Среди излюбленных мной таинственных построек было восьмиэтажное, увенчанное мансардой и скромно декорированной здание с надписью "Witty Brothers", высеченной на самом верху облицованного серым камнем сооружения. Как я выяснила, Братья Уитти - известная фабрика мужской одежды, хорошо известная в Одежном Квартале Аптауна. Как и многие другие в бизнесе одежды, дело начиналось здесь, на Нижней Ист Сайд. Именно здесь портные и гладильщицы из Восточной Европы соединили старое свое ремесло с технологией Промышленной Революции, чтобы внести вклад в становление современного производства в Америке.
В теплый летний день несколько лет назад я подходила к зданию Уитти от угла квартала - так же, как делала это сотни раз. Уже издали, однако, я заметила, что двери открыты, и впервые возникает шанс заглянуть внутрь. Приближаясь, я услышала тот ровный звук, что позволял безошибочно определить, что увидишь через минуту. В самом деле, внутри можно было разглядеть азиатских по виду женщин, склонившихся в пять рядов над швейными машинками. Они сидели, не повернув головы на миг, и кипы готовой одежды в конце каждого ряда росли на глазах. Время как будто остановилось. Стоило зажмуриться, и вместо азиаток, можно было увидеть такие же ряды европейских швей, в черных юбках, белых блузках с длинными рукавами и распущенными волосами. Это был момент прозрения, когда все, за чем я долгое время наблюдала по частям и фрагментам, сошлось вместе.
Производство одежды все еще дает работу наименее квалифицированным, равно как и наилучшую возможность для новичка в бизнесе*. Все, что здесь происходит сейчас, воспроизводит то, что происходило здесь же более ста лет назад.

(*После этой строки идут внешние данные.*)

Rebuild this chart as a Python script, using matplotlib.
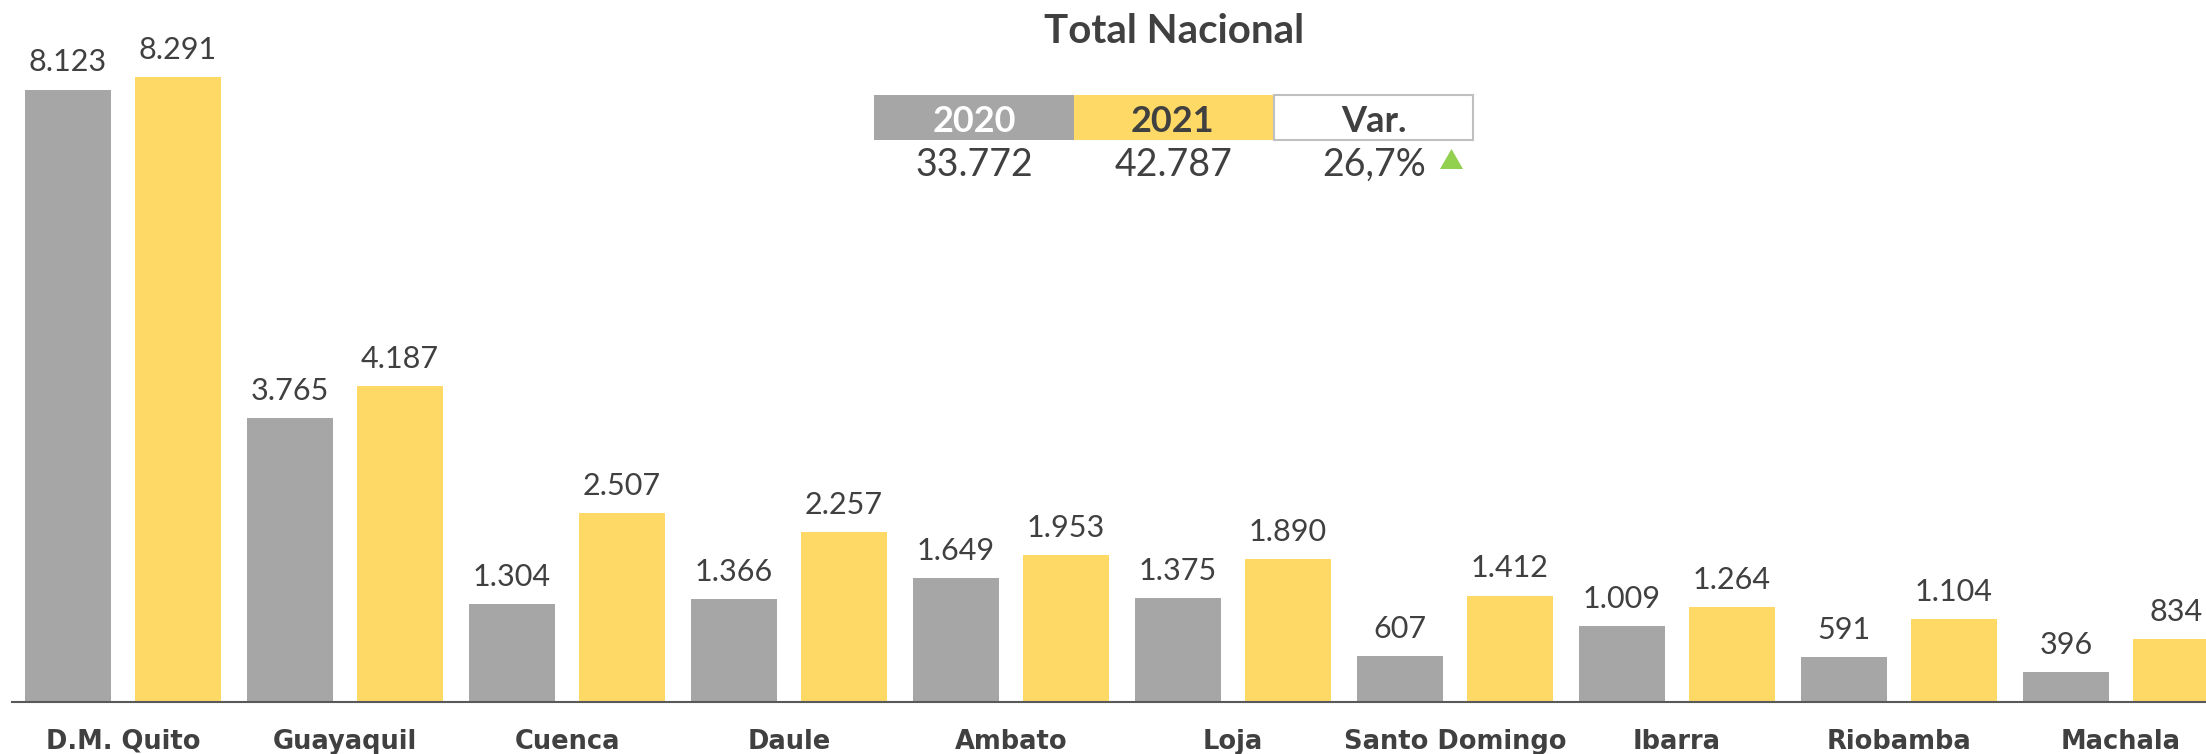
import matplotlib.pyplot as plt
from matplotlib.patches import Rectangle, Polygon
from matplotlib.transforms import blended_transform_factory

# data
cities = ["D.M. Quito", "Guayaquil", "Cuenca", "Daule", "Ambato", "Loja",
          "Santo Domingo", "Ibarra", "Riobamba", "Machala"]
v2020 = [8123, 3765, 1304, 1366, 1649, 1375, 607, 1009, 591, 396]
v2021 = [8291, 4187, 2507, 2257, 1953, 1890, 1412, 1264, 1104, 834]
total_2020 = 33772
total_2021 = 42787
var_pct = 26.7

GRAY = "#A6A6A6"
YELLOW = "#FFD966"
TXT = "#404040"
W, H = 2206, 754

plt.rcParams['font.family'] = ['DejaVu Sans']
NUM_FONT = ['Lato', 'DejaVu Sans']


def fmt(v):
    return f"{v:,}".replace(",", ".")


def fx(px):
    return px / W


def fy(py):
    return 1 - py / H


fig = plt.figure(figsize=(W / 100, H / 100), dpi=100)
ax = fig.add_axes([fx(12), fy(702), fx(W - 12), 702 / H])

x = list(range(len(cities)))
off = 0.2477
bw = 0.387
b1 = ax.bar([i - off for i in x], v2020, width=bw, color=GRAY)
b2 = ax.bar([i + off for i in x], v2021, width=bw, color=YELLOW)

for bars, vals in ((b1, v2020), (b2, v2021)):
    for rect, v in zip(bars, vals):
        ax.annotate(fmt(v), (rect.get_x() + rect.get_width() / 2, v),
                    xytext=(0, 13), textcoords="offset points",
                    ha="center", va="baseline", fontsize=22, color=TXT,
                    family=NUM_FONT)

ax.set_xlim(-0.5, -0.5 + (W - 12) / 222)
ax.set_ylim(0, 702 / 0.0754)
for s in ["top", "left", "right"]:
    ax.spines[s].set_visible(False)
ax.spines["bottom"].set_color("#595959")
ax.spines["bottom"].set_linewidth(1.5)
ax.set_xticks([])
ax.set_yticks([])

tr = blended_transform_factory(ax.transData, fig.transFigure)
for i, c in enumerate(cities):
    ax.text(i, fy(749), c, transform=tr, ha="center", va="baseline",
            fontsize=18.5, fontweight="bold", color=TXT, clip_on=False)

# title and summary table
fig.text(fx(1174), fy(43), "Total Nacional", ha="center", va="baseline",
         fontsize=29, fontweight="bold", color=TXT, family=NUM_FONT)

fig.add_artist(Rectangle((fx(874), fy(140)), fx(200), 45 / H,
                         transform=fig.transFigure, color=GRAY, lw=0))
fig.add_artist(Rectangle((fx(1074), fy(140)), fx(199), 45 / H,
                         transform=fig.transFigure, color=YELLOW, lw=0))
fig.add_artist(Rectangle((fx(1274), fy(139.5)), fx(199), 44 / H,
                         transform=fig.transFigure, facecolor="white",
                         edgecolor="#BFBFBF", lw=1.5))

fig.text(fx(974), fy(132), "2020", ha="center", va="baseline",
         fontsize=26, fontweight="bold", color="white", family=NUM_FONT)
fig.text(fx(1172), fy(132), "2021", ha="center", va="baseline",
         fontsize=26, fontweight="bold", color=TXT, family=NUM_FONT)
fig.text(fx(1374), fy(132), "Var.", ha="center", va="baseline",
         fontsize=26, fontweight="bold", color=TXT, family=NUM_FONT)

fig.text(fx(974), fy(176), fmt(total_2020), ha="center", va="baseline",
         fontsize=27, color=TXT, family=NUM_FONT)
fig.text(fx(1174), fy(176), fmt(total_2021), ha="center", va="baseline",
         fontsize=27, color=TXT, family=NUM_FONT)
fig.text(fx(1374), fy(176), f"{var_pct:.1f}%".replace(".", ","),
         ha="center", va="baseline", fontsize=27, color=TXT, family=NUM_FONT)
fig.add_artist(Polygon([(fx(1440), fy(169)), (fx(1463), fy(169)),
                        (fx(1451.5), fy(149))], closed=True,
                       transform=fig.transFigure, color="#92D050", lw=0))

fig.savefig("out.png", dpi=100)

Город продолжается, если ему это позволяют
Параллели с ранней иммигрантской эпохой бесконечны. Ее витальность во многом обеспечена устойчивой градостроительной тканью с ее особым сочетанием сильных и слабых сторон. Хотя кое-где ткань была подправлена, подштопана и даже реконструирована, Нижнюю Ист Сайд обошли стороной гранд-проекты, приведшие к исчезновению такого количества соседств. Это место города развивалось во времени и сохраняет качества квинтэссенции городского начала с его безграничным разнообразием застройке и функциональных свойств.
* Отметив, что в Чайнатауне до 500 фабрик одежды, Питер Грант писал в New York Observer 10 октября 1987г.: 'Продукция одежды в Чайнатауне, где производятся только женское и детское платье, приобрела такой размах только после изменения закона об иммиграции в 1965г. До этих перемен иммиграция из Китая, Тайваня и Гонконга составляла около 4.500 человек в год. После - ежегодно 15.000 китайцев эмигрировали в США, с тем что более трети из них оседали в Чайнатауне.